Pro-Eelam sections of the Tamil Diaspora can rest easy that their
brethren are not getting killed, even if they are upset that the end of
the war also means that Sinhalese and Muslims (and yes, non-LTTE Tamils)
are not dying in their hundreds.
Yesterday was the moment of the tyrant, the rule of dread, the wails
of orphans, sighs of widows, landscapes being scarred, scars being
opened and re-opened, economies from household to national being
devastated, temples being desecrated. Yesterday was made of waiting. It
was made of wait dripping to shoulder-shrug to grin-and-bare.
Terror-free
Yesterday saw the consecration of helplessness, attended by the lie
of invincibility.
Yesterday belonged to quacks calling themselves historians and
political analysts and pundits pampered by dubious dollars pontificating
on all things under the sun, conferring legitimacy to a terrorist,
twisting wild-claim into birth-right.
Today we are terror-free and voices of Prabhakaran’s lackeys quickly
moved from shout to whine and whine to silence. Yesterday we held our
breath, expecting an explosion any moment. Today we are a breathing
people.
Yesterday was made of wounds. Today, we must seek healing.
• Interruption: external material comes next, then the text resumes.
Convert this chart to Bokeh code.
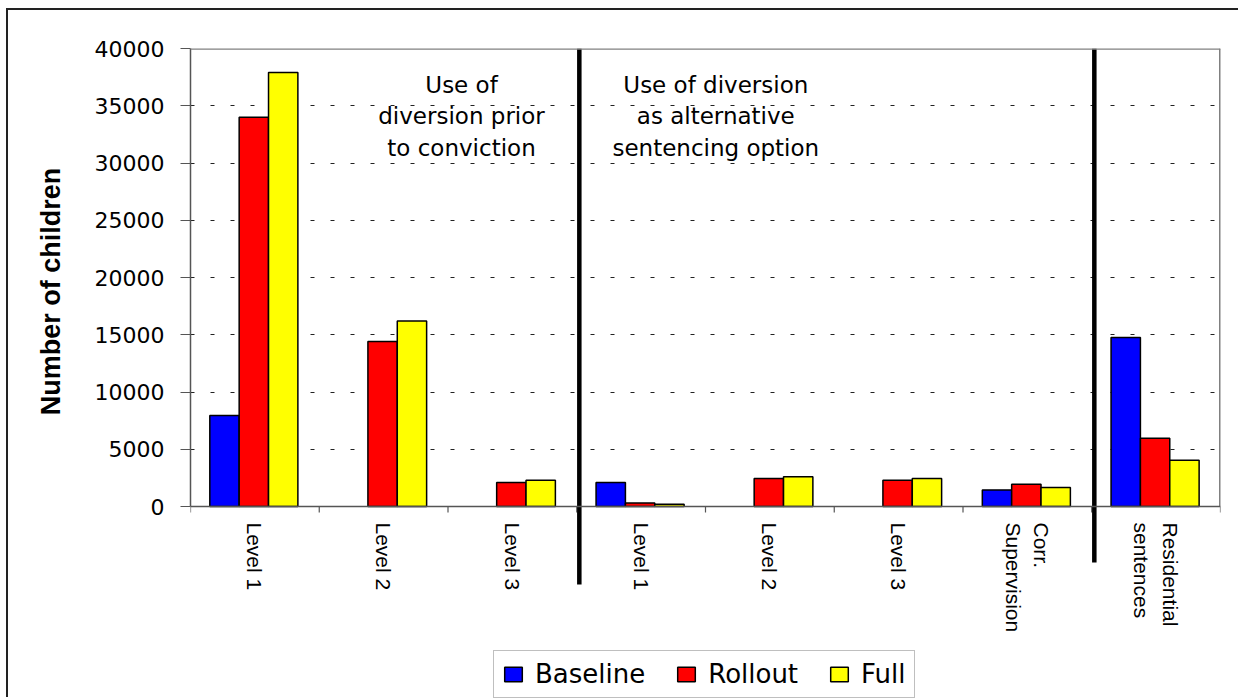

Today I remembered those two photographs because there are things we
should not forget. History is written by the victor, this is true.
However, even a cursory reading of arguably the greatest and in many
ways most rigorous chronicle, the Mahawamsa, would reveal that there are
other ways of writing history, where blemish is called blemish and the
fallen celebrated for that which is worthy of celebration. Today, in
this moment of reconciliation, even as claim remains unsubstantiated and
grievance (mis-articulated by way of exaggeration) un-redressed, there
are things that need to be acknowledged.
Wars are about all kinds of things. Ideologies. Claims. Disputes.
Wars generate death. Destruction. Displacement. Wars are not happy
things. They bring out the worst in human beings. War is an excellent
residence for cruelty. Wars nevertheless bring out the best in the human
being as well. Bravery. Sacrifice. Heroism. None of these can be
monopolized by one party to the conflict. Just as much as we cannot
condone cruelty so too can we not forget heroism.
Common humanity
Those who fight each other are not one in objective. War’s end allow
for retraction, admission of guilt and forgiveness on account of all
kinds of errors, especially those that are not sourced to ideology and
objective.
War’s end can of course result in a putting-behind and moving ahead
on account of changed circumstances, but that’s something that should
not be taken as given. Still, I believe that a different kind of embrace
is possible and indeed desirable.
Both victor and vanquished share the will to live and fear of death,
both share the fact of indulging and suffering cruelty, both are one in
heroism. Close to a hundred thousand citizens of this country perished
over the past 30 years in a needless war. They were all children of this
land, sons and daughters of mothers and fathers who would never have
envisaged the babies they cradled would suffer the fate they did.
Political signature
They all died in vain. The true monument of reconciliation should
occur in her. The true embrace should be the clasp of heartbeat with
heartbeat only made possible by recognition of common humanity.
Takes time. Until then let us grieve our dead and mark our grievance
with a monument to all our citizens who died, whichever side they fought
on whatever political signature was etched on the bullet that ensured
dream-end.
Let there be a war memorial etched with all names, a grand mix of
identity, so we can remind ourselves that our past, bloody and
tear-filled, was made of an inextricable weaving of lives, so too should
our future be; made of ourselves and one another, in our common humanity
and common destiny as children born on this island who will have to live
and live together, breathe and breathe together, now and always.